WHAT YOU HAVE TO DO: Copy every line of the entries that includes the word "matplotlib".

INPUT RECORDS:
⁂

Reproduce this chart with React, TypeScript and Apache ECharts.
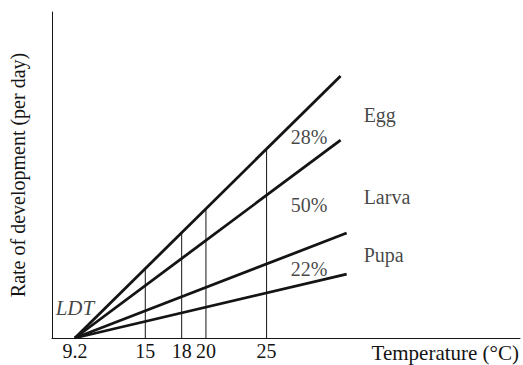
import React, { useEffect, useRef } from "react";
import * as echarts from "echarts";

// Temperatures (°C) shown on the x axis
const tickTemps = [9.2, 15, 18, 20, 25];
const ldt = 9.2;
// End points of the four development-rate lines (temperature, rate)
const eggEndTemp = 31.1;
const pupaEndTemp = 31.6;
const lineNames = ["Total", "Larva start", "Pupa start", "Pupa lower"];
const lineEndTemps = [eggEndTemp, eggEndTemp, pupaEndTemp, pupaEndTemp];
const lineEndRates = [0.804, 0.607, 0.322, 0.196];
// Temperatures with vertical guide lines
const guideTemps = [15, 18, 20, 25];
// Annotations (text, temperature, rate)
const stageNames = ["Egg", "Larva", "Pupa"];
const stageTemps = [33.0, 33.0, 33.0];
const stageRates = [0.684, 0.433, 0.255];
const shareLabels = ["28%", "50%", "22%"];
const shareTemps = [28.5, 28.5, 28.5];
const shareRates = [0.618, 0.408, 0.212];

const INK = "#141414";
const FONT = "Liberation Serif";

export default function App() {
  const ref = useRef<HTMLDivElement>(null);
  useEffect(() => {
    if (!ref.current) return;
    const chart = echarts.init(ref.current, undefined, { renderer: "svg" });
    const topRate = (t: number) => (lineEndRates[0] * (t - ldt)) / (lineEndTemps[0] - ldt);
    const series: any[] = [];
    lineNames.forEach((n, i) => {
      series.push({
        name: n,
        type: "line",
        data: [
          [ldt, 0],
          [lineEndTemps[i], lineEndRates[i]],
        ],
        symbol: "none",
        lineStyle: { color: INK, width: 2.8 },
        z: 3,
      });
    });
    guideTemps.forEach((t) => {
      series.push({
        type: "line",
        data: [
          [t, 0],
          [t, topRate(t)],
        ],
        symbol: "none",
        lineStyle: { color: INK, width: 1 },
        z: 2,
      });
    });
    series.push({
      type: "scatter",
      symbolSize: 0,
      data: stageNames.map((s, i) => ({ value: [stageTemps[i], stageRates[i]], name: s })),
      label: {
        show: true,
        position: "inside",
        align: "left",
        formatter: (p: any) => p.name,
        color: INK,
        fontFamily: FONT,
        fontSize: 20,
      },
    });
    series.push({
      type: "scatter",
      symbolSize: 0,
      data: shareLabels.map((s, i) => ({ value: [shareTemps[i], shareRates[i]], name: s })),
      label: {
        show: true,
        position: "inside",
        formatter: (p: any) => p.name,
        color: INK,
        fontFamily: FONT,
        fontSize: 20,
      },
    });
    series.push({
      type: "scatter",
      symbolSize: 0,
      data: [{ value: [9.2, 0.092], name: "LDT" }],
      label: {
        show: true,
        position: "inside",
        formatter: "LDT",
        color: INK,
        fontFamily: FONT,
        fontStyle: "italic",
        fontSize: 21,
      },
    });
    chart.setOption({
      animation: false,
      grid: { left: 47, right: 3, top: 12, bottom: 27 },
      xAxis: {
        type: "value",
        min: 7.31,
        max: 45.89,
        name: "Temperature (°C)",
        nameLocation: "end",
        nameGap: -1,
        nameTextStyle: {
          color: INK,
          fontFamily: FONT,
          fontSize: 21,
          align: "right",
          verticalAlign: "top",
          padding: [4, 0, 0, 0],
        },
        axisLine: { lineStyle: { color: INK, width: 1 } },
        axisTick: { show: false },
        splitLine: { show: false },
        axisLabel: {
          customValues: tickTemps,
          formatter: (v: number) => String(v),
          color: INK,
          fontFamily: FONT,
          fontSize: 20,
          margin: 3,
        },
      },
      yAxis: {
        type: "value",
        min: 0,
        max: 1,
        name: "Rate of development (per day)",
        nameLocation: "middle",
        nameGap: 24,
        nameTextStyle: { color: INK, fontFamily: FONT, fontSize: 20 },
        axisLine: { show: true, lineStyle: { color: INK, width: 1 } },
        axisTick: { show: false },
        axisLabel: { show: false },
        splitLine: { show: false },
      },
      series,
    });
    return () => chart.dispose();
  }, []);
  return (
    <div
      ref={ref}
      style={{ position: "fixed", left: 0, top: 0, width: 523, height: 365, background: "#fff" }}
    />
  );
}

⁂

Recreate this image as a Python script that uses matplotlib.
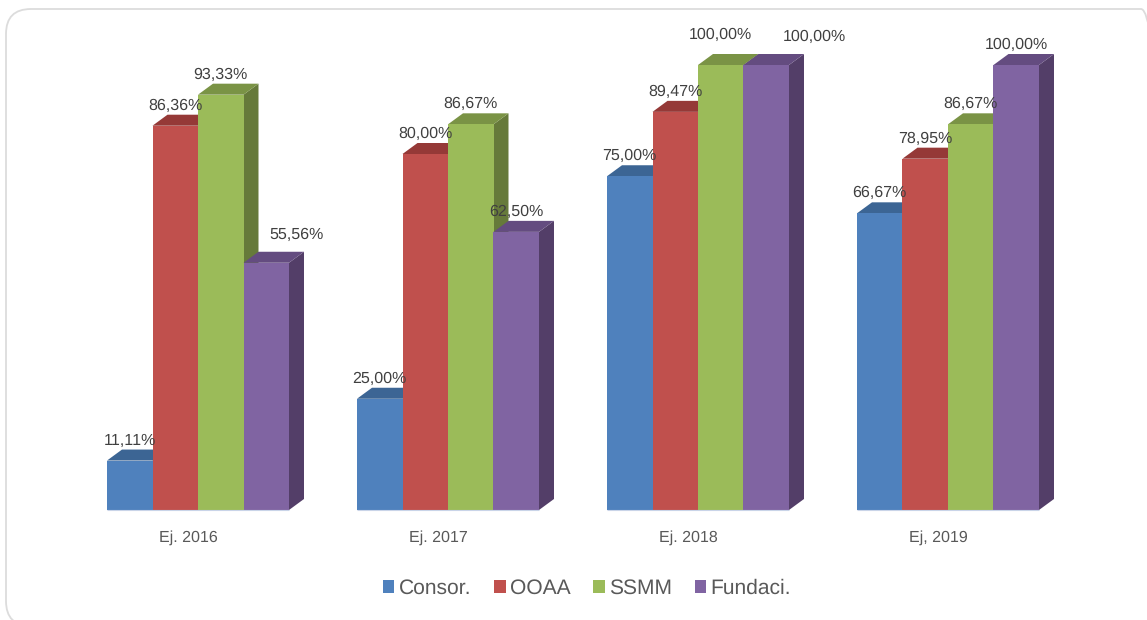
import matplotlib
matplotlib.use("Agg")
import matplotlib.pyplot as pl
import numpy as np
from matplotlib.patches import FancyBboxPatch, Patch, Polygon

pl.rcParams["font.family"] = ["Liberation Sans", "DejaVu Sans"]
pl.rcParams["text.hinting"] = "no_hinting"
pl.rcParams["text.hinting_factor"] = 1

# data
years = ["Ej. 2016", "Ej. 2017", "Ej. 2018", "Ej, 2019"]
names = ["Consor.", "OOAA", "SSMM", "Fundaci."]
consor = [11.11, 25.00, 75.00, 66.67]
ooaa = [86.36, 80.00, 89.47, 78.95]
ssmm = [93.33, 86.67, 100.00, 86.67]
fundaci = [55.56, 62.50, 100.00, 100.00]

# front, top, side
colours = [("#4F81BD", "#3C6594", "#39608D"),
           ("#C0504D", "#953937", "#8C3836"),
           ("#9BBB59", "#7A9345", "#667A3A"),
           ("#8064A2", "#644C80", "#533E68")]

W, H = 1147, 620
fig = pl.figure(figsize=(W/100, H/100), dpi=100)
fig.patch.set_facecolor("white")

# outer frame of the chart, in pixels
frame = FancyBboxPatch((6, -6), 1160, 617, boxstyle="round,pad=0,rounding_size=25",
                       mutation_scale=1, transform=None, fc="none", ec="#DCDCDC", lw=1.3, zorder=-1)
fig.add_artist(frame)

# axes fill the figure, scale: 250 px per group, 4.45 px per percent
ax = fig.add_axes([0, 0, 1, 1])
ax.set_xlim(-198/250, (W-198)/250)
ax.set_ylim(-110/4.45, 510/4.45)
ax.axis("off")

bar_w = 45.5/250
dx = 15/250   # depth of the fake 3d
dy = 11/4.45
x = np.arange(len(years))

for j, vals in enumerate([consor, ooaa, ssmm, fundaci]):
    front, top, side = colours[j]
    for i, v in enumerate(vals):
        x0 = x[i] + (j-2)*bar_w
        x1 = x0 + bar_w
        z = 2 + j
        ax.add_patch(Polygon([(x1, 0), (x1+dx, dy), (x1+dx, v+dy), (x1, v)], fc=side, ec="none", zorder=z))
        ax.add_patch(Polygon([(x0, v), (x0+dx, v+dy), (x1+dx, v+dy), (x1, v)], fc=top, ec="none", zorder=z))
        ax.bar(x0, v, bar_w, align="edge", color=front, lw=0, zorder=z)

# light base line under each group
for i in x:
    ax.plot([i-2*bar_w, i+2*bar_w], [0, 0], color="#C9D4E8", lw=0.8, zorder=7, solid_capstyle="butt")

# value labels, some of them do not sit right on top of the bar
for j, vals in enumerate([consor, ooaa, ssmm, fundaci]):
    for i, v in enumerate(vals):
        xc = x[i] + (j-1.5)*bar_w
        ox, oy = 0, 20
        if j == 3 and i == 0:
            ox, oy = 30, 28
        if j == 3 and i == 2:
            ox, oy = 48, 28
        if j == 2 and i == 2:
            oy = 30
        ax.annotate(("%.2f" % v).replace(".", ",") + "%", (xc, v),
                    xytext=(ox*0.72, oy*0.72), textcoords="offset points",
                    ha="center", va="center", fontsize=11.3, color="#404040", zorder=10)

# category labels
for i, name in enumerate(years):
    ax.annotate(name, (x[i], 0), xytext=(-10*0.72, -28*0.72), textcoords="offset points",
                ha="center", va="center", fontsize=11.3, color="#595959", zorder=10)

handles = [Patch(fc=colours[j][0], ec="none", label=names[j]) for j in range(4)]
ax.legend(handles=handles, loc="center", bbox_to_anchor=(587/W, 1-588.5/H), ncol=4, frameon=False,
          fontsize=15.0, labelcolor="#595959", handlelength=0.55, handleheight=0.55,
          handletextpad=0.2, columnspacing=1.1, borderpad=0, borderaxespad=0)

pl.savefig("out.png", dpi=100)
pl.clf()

⁂

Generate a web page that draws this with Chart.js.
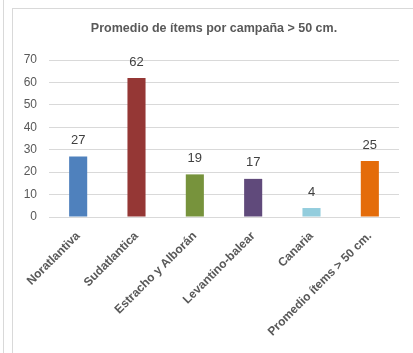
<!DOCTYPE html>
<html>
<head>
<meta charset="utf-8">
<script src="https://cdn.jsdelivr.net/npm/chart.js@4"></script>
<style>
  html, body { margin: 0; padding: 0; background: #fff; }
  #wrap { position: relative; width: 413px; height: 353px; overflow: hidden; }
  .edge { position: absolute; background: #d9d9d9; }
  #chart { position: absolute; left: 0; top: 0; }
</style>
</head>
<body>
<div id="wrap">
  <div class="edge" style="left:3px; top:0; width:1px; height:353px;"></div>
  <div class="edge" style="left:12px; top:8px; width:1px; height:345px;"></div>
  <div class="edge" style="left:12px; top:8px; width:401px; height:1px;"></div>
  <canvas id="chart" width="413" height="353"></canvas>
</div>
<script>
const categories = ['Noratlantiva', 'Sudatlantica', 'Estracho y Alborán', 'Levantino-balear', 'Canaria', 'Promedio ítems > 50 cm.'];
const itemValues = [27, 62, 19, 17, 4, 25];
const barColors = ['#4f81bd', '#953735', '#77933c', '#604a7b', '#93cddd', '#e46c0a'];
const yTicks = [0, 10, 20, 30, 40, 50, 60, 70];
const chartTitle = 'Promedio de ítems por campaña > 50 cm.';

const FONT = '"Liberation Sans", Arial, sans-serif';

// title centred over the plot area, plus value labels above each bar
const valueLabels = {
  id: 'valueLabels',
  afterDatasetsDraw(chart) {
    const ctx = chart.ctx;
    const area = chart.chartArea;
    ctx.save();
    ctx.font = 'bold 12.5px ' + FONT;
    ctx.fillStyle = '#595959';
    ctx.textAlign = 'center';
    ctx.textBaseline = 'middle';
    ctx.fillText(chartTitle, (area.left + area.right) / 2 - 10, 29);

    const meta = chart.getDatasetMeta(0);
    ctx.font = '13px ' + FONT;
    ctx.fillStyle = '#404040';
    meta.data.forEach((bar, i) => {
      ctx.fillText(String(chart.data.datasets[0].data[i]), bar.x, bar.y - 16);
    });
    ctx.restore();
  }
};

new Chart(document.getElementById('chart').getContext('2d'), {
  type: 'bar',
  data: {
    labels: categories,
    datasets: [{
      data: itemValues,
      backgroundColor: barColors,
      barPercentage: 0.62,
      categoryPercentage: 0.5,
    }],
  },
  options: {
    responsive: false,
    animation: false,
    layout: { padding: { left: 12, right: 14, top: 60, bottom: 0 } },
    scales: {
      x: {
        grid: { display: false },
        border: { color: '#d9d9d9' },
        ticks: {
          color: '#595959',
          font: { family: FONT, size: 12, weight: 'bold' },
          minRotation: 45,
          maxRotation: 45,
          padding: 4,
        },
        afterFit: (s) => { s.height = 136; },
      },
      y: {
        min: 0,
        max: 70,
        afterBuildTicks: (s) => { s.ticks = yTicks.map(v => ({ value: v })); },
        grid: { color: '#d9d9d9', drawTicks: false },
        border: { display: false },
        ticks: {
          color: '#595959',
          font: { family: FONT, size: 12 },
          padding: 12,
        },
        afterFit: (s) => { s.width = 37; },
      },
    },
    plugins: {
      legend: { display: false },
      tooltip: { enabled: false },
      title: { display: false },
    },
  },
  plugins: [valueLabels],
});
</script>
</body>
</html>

⁂

WRITTEN ANSWER:
Recreate this image as a Python script that uses matplotlib.
import matplotlib
matplotlib.use("Agg")
import matplotlib.pyplot as pl
from matplotlib.patches import FancyBboxPatch, Patch, Polygon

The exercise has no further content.